Very difficult to guess future prices at 6 years, but assuming the mine is producing at full capability at $1500/oz, and the (conservative) PEA is accurate, they would be bringing in about 180million a year in profit. That, over say 6 years (not including any change in gold price) is 1.1 billion dollars in earnings(conservatively). That's just a lot of money to spend on exploration and development. So would likely have a pretty good size dividend, especially if we take on debt for future exploration/development.
That being said, based on the cash the company would generate and my other assumptions not stated here, with no futher dilution, i could see the market cap of RBY easily being $4 billion in 5 years.
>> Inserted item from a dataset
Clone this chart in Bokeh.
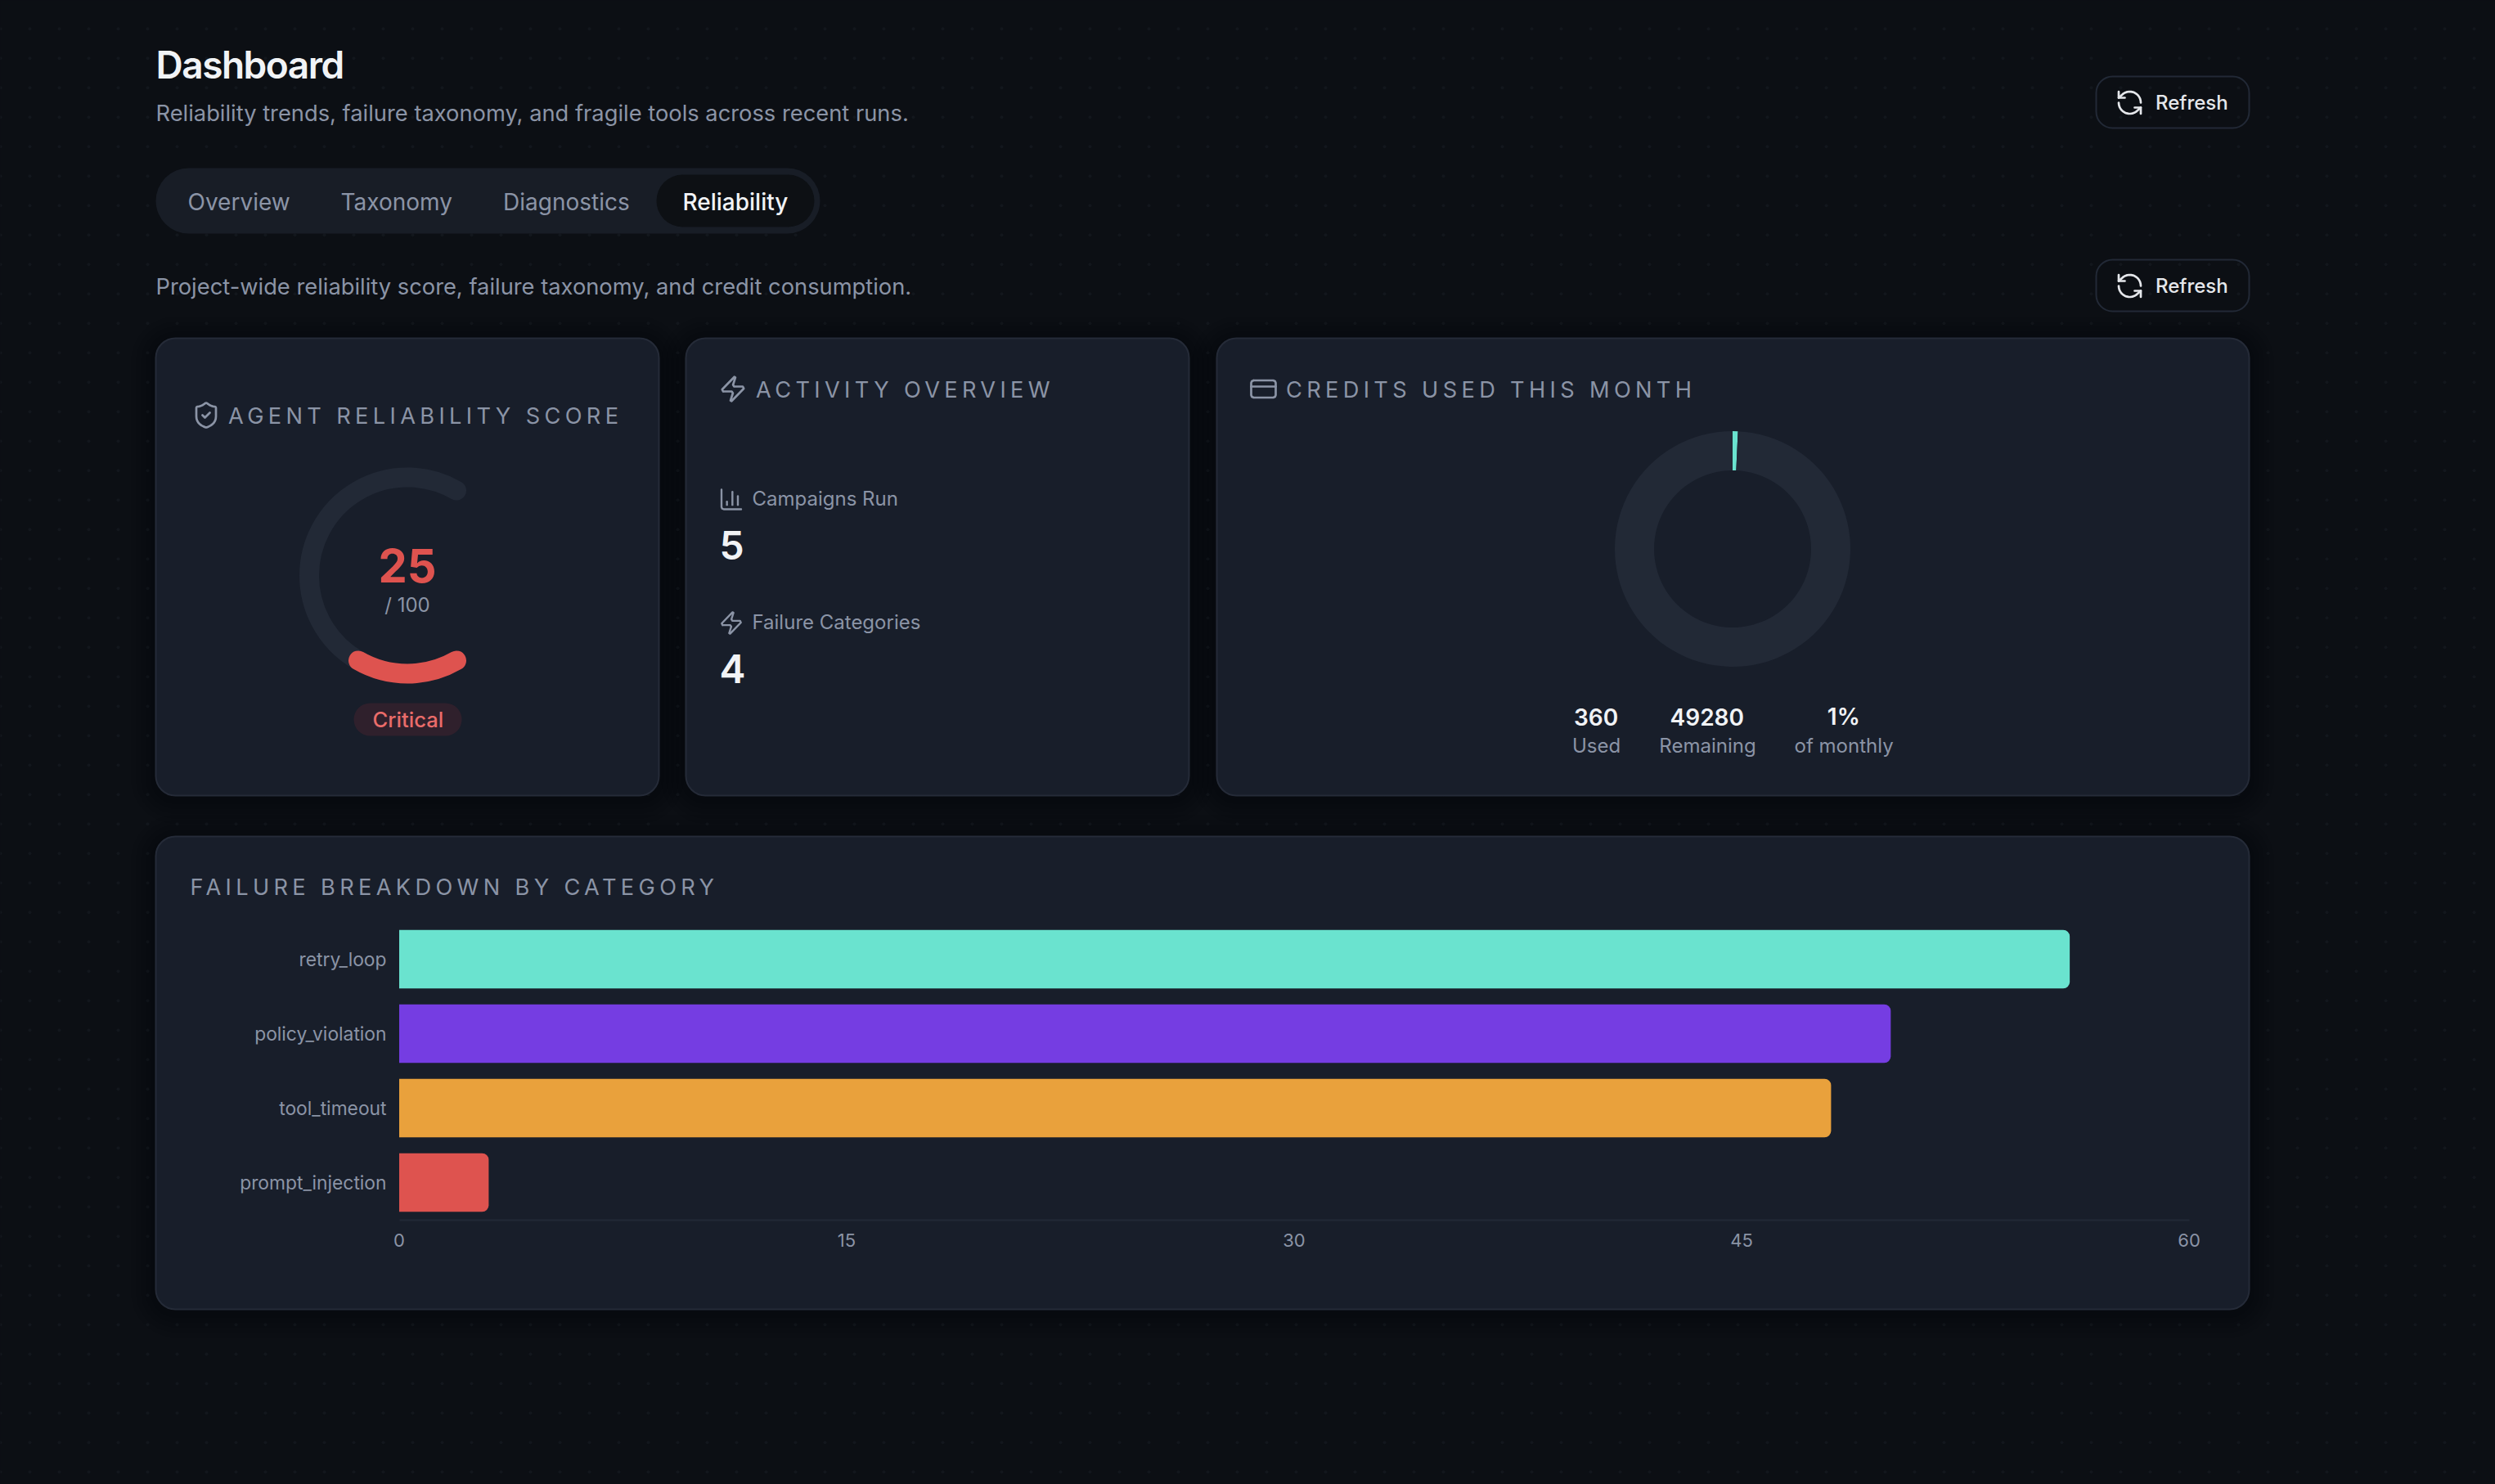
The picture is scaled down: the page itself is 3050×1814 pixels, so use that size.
from bokeh.core.properties import value
from bokeh.document import Document
from bokeh.embed import file_html
from bokeh.models import CustomJS, FixedTicker, LinearAxis, Range1d
from bokeh.plotting import figure
from bokeh.resources import INLINE
import numpy as np

# values
categories = ["retry_loop", "policy_violation", "tool_timeout", "prompt_injection"]
failure_counts = [56, 50, 48, 3]
bar_colors = ["#6ae3cf", "#753de2", "#e9a13c", "#de534f"]
value_ticks = [0, 15, 30, 45, 60]
score = 25
score_max = 100
credits_used = 360
credits_remaining = 49280
credit_stats = [("360", "Used"), ("49280", "Remaining"), ("1%", "of monthly")]
activity = [("Campaigns Run", "5"), ("Failure Categories", "4")]
tabs = ["Overview", "Taxonomy", "Diagnostics", "Reliability"]

BG = "#0c0f14"
CARD = "#181e2a"
EDGE = "#252b38"
TRACK = "#222936"
MUTED = "#8b94a6"
WHITE = "#f1f3f6"
FONT = "Inter"
W, H = 3050, 1814


def Y(y):
    return H - y


p = figure(
    width=W, height=H, output_backend="svg", toolbar_location=None,
    x_range=Range1d(0, W), y_range=Range1d(0, H),
    x_axis_type=None, y_axis_type=None, min_border=0,
    background_fill_color=BG, border_fill_color=BG, outline_line_color=None,
)

# dotted page background
dx, dy = np.meshgrid(np.arange(0, 3060, 36), np.arange(34.7, 1814, 36))
p.scatter(dx.ravel(), Y(dy.ravel()), size=4, color="#13171d", line_color=None)


def box(x0, y0, x1, y1, fill, line=None, radius=24, width=2, alpha=1.0):
    p.quad(left=[x0], right=[x1], top=[Y(y0)], bottom=[Y(y1)], fill_color=fill, fill_alpha=alpha,
           line_color=line, line_width=width, border_radius=radius)


def label(x, y, txt, size, color=MUTED, align="left", style="normal"):
    p.text([x], [Y(y)], [txt], text_font=value(FONT), text_font_size=f"{size}px", text_color=color,
           text_align=align, text_baseline="middle", text_font_style=style)


def arc_pts(cx, cy, r, a0, a1, n=14):
    a = np.radians(np.linspace(a0, a1, n))
    return list(zip(cx + r * np.cos(a), cy + r * np.sin(a)))


def cubic(a, b, c, d, n=8):
    t = np.linspace(0, 1, n)[:, None]
    a, b, c, d = map(np.array, (a, b, c, d))
    pts = (1 - t) ** 3 * a + 3 * (1 - t) ** 2 * t * b + 3 * (1 - t) * t ** 2 * c + t ** 3 * d
    return [tuple(q) for q in pts]


def icon(paths, cx, cy, size, color=MUTED, width=2.7):
    s = size / 24
    xs = [[cx + (q[0] - 12) * s for q in path] for path in paths]
    ys = [[Y(cy + (q[1] - 12) * s) for q in path] for path in paths]
    p.multi_line(xs, ys, line_color=color, line_width=width, line_cap="round", line_join="round")


ICON_REFRESH = [
    arc_pts(12, 12, 9, 0, -135) + [(3, 8)],
    [(3, 3), (3, 8), (8, 8)],
    arc_pts(12, 12, 9, 180, 45) + [(21, 16)],
    [(16, 16), (21, 16), (21, 21)],
]
ICON_SHIELD = [
    cubic((20, 13), (20, 18), (16.5, 20.5), (12.34, 21.95)) + [(11.67, 21.94)]
    + cubic((11.67, 21.94), (7.5, 20.5), (4, 18), (4, 13)) + [(4, 6), (4.3, 5.3), (5, 5)]
    + cubic((5, 5), (7, 5), (9.5, 3.8), (11.24, 2.28)) + [(12, 2), (12.76, 2.28)]
    + cubic((12.76, 2.28), (14.51, 3.81), (17, 5), (19, 5)) + [(19.7, 5.3), (20, 6), (20, 13)],
    [(9, 12), (11, 14), (15, 10)],
]
ICON_ZAP = [[(4, 14), (3.22, 12.37), (13.12, 2.17), (13.98, 2.63), (12.06, 8.65), (13, 10), (20, 10),
             (20.78, 11.63), (10.88, 21.83), (10.02, 21.37), (11.94, 15.35), (11, 14), (4, 14)]]
ICON_CHART = [[(3, 3), (3, 19), (3.6, 20.4), (5, 21), (21, 21)],
              [(18, 17), (18, 9)], [(13, 17), (13, 5)], [(8, 17), (8, 14)]]
ICON_CARD = [[(4, 5), (20, 5), (21.4, 5.6), (22, 7), (22, 17), (21.4, 18.4), (20, 19), (4, 19),
              (2.6, 18.4), (2, 17), (2, 7), (2.6, 5.6), (4, 5)], [(2, 10), (22, 10)]]

# header
label(190, 78, "Dashboard", 46, WHITE, style="bold")
label(190, 138, "Reliability trends, failure taxonomy, and fragile tools across recent runs.", 27.3)
box(190, 205, 1002, 285, "#181d26", radius=40)
box(802, 213, 995, 277, "#0d1014", radius=32)
for x, name in zip([229, 416, 614.5, 834], tabs):
    label(x, 246, name, 28, WHITE if name == "Reliability" else MUTED)
label(190, 350, "Project-wide reliability score, failure taxonomy, and credit consumption.", 27.3)
for y0 in [93, 317]:
    box(2562, y0, 2749, y0 + 63, None, line="#222936", radius=20)
    icon(ICON_REFRESH, 2603, y0 + 32, 36, "#e5e7eb")
    label(2634.5, y0 + 32, "Refresh", 24, "#e5e7eb")

# cards, with a soft shadow around each
cards = [(190, 413, 805, 972), (838, 413, 1453, 972), (1487, 413, 2749, 972), (190, 1022, 2749, 1600)]
for x0, y0, x1, y1 in cards:
    for k in [30, 24, 18, 12, 6]:
        box(x0 - k, y0 - k + 4, x1 + k, y1 + k + 4, "#000000", radius=24 + k, alpha=0.035)
for x0, y0, x1, y1 in cards:
    box(x0, y0, x1, y1, CARD, EDGE)

# reliability gauge
icon(ICON_SHIELD, 251.5, 507, 36)
label(278.5, 508, "AGENT RELIABILITY SCORE", 27.2)
gauge_x, gauge_y, gauge_r = 497.5, 703, 120
gauge_span = 240
gauge_top = 60
gauge_low = gauge_top + gauge_span
p.arc([gauge_x], [Y(gauge_y)], radius=gauge_r, start_angle=np.radians(gauge_top),
      end_angle=np.radians(gauge_low), line_color=TRACK, line_width=24, line_cap="round")
p.arc([gauge_x], [Y(gauge_y)], radius=gauge_r,
      start_angle=np.radians(gauge_low - gauge_span * score / score_max),
      end_angle=np.radians(gauge_low), line_color="#de534f", line_width=24, line_cap="round")
label(gauge_x, 690.5, str(score), 56, "#de534f", "center", "bold")
label(gauge_x, 738.5, f"/ {score_max}", 24, MUTED, "center")
box(432, 859, 564, 899, "#2f202c", radius=20)
label(gauge_x, 878.5, "Critical", 25.6, "#ea6c6a", "center")

# activity overview
icon(ICON_ZAP, 895.5, 475, 36)
label(923.5, 476, "ACTIVITY OVERVIEW", 27.2)
for (name, val), ic, y0 in zip(activity, [ICON_CHART, ICON_ZAP], [610, 761]):
    icon(ic, 893.5, y0, 32, width=2.4)
    label(919, y0 - 1.5, name, 24)
    label(879, y0 + 55.5, val, 48, WHITE, style="bold")

# credits donut
icon(ICON_CARD, 1544, 475, 36)
label(1571.5, 476, "CREDITS USED THIS MONTH", 27.2)
credit_vals = np.array([credits_used, credits_remaining], dtype=float)
ends = np.cumsum(credit_vals) / credit_vals.sum() * 2 * np.pi
starts = np.r_[0, ends[:-1]]
p.annular_wedge([2117.5] * 2, [Y(670.5)] * 2, inner_radius=96, outer_radius=144,
                start_angle=np.pi / 2 - ends, end_angle=np.pi / 2 - starts,
                fill_color=["#6ae3cf", TRACK], line_color=None)
for x, (val, name) in zip([1951, 2087, 2253.6], credit_stats):
    label(x, 875.5, val, 28, WHITE, "center", "bold")
    label(x, 911, name, 24, MUTED, "center")

# failure breakdown chart
label(232, 1084, "FAILURE BREAKDOWN BY CATEGORY", 27.2)
px_per_unit = (2676 - 488) / 60
px_per_band = 91
p.extra_x_ranges["value"] = Range1d(-487.5 / px_per_unit, (W - 487.5) / px_per_unit)
p.extra_y_ranges["cat"] = Range1d((H - 1172) / px_per_band, -1172 / px_per_band)
positions = list(range(len(categories)))
p.hbar(y=positions, left=0, right=failure_counts, height=71.5 / px_per_band, fill_color=bar_colors,
       line_color=None, x_range_name="value", y_range_name="cat", border_radius=(0, 8, 8, 0))

x_ax = LinearAxis(x_range_name="value", fixed_location=Y(1491), bounds=(0, 60),
                  ticker=FixedTicker(ticks=value_ticks), axis_line_color=TRACK, axis_line_width=2,
                  major_tick_line_color=None, minor_tick_line_color=None, major_label_standoff=10,
                  major_label_text_font=FONT, major_label_text_font_size="22px",
                  major_label_text_color=MUTED)
y_ax = LinearAxis(y_range_name="cat", fixed_location=488, bounds=(-0.5, 3.5),
                  ticker=FixedTicker(ticks=positions), axis_line_color=None,
                  major_tick_line_color=None, minor_tick_line_color=None, major_label_standoff=10,
                  major_label_overrides=dict(zip(positions, categories)),
                  major_label_text_font=FONT, major_label_text_font_size="22.8px",
                  major_label_text_color=MUTED)
p.add_layout(x_ax, "below")
p.add_layout(y_ax, "left")

# letter spacing and weights can only be set on the svg text nodes
text_css = {
    "AGENT RELIABILITY SCORE": ["5.35px", "400"],
    "ACTIVITY OVERVIEW": ["5.35px", "400"],
    "CREDITS USED THIS MONTH": ["5.35px", "400"],
    "FAILURE BREAKDOWN BY CATEGORY": ["5.35px", "400"],
    "Dashboard": ["-1.5px", "600"],
    "5": ["0", "600"],
    "4": ["0", "600"],
    "360": ["0", "600"],
    "49280": ["0", "600"],
    "1%": ["0", "600"],
    "Critical": ["0", "500"],
    "Reliability": ["0", "450"],
    "Refresh": ["0", "450"],
}
restyle = CustomJS(args=dict(css=text_css, bg=BG), code="""
document.documentElement.style.background = bg
document.body.style.background = bg
const walk = (root) => {
  for (const el of root.querySelectorAll('*')) {
    if (el.shadowRoot) walk(el.shadowRoot)
    if (el.tagName.toLowerCase() == 'text' && css[el.textContent] != null) {
      el.style.letterSpacing = css[el.textContent][0]
      el.setAttribute('font-weight', css[el.textContent][1])
      el.style.fontWeight = css[el.textContent][1]
    }
  }
}
walk(document)
let n = 0
const t = setInterval(() => { walk(document); if (++n > 20) clearInterval(t) }, 50)
""")

doc = Document()
doc.add_root(p)
doc.js_on_event("document_ready", restyle)
open("out.html", "w").write(file_html(p, INLINE))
That would meant a share price of around $13.88 a share, with a reasonable P/E ratio of 14.8. That ratio is around a median level for gold stocks but could easily go as high as 20, which would mean a market cap of 5.75 billion and a share price of about $21.
there are many assumptions here. If there is anything glaringly wrong, i'd appreciate constructive criticism and corrections, but i think this is reasonable math.
It is wrong to use “cash cost” to calculate profits (aka GAAP earnings). If company produces 180 KOz/year then profit cannot be $180M (at current gold price). Realistic number would be about twice less.
Please note that I make this reply exclusively because you requested “constructive criticism and corrections”. You can check "all-in" costs reported by many companies now. The numbers are much higher than “cash cost” and much closer to truth.